Klonopin, Xanax, Ativan, and Valium are commonly prescribed to people who live with significant levels of anxiety. These drugs offer a sedating and euphoric affect and may even help a person in blocking out unpleasant thoughts, feelings, and memories. Vyvanse, Concerta, Adderall, and Ritalin are medications commonly used to treat Attention Deficit Disorder (with or without Hyperactivity). They are all stimulants that work on what’s called the paradoxical affect. It’s counterintuitive that people whose minds and bodies are given a stimulant and they slow down, but it is the case with people who are legitimately ADD. It’s important to know that nonaddictive medications that are not easily abused are available for a very high percentage of mental health conditions and effective treatments to change a person’s thoughts and behavior are also widely available.

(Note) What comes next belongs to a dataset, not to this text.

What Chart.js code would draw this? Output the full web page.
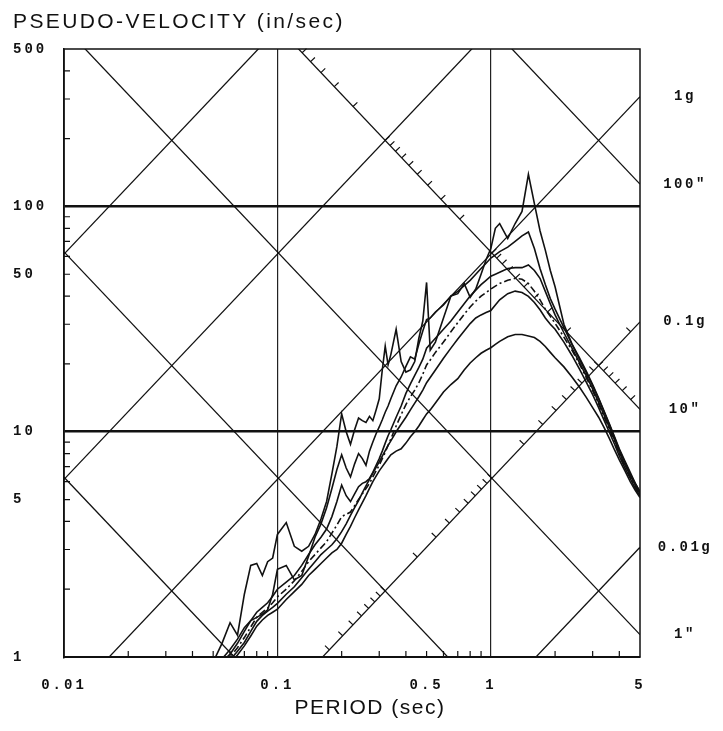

Here’s where things start to get even more problematic. Anxiety disorders look a LOT like ADD and ADHD and are often misdiagnosed. The symptoms between the two types of diagnoses significantly overlap. If the prescriber does not ask the right questions (many of which are intensely personal) the wrong diagnosis will often be derived. Now we can muddy the waters even further: if a person has either chronic Depression or Anxiety, there is a very high likelihood that they will have both. Bi-Polar Disorder involves alternating patterns of Depression and Mania. Mania looks a lot like Anxiety. A person who has both Depression and Anxiety looks a lot like a person who has Depression and Mania and thus a wrong diagnosis of Bi-Polar Disorder is derived. According to the DSM (clinicians reference guide) the prevalence of Bi-Polar Disorder is somewhere around one person in every 200. Take a poll of people in recovery from addictions and you’ll see that the percentage diagnosed as living with Bi Polar Disorder skyrockets beyond anything that even loosely resembles a reasonable probability.

The emphasis on accurate diagnosis cannot be stressed enough. A person who truly does live with Bi Polar Disorder, Attention Deficit Disorders, and some forms of Depression were born with a genetic link and their symptoms are present by early adulthood. Anxiety disorders are generally not genetically linked and yet they run in families because they are most often the product of learned behavior (most notably how one learns to deal with negative emotions). In short, if you’re born with a condition it is likely a lifelong condition that needs to be managed – with or without medication is a frank discussion to have with your prescribing professional. If the diagnosis is not a product of your DNA then it is a product of your experience and may well be overcome completely and without medication.

It has been said for decades now that we have become a society that seeks a pill for whatever ails us. It is well past time for us to stop being passive recipients of health care services and to simply accept what a health care professional’s findings are. We seek second opinions when surgeries or other intrusive treatments are ordered. Let us do the same with mental health conditions – most especially when we have a history of substance abuse or addictions.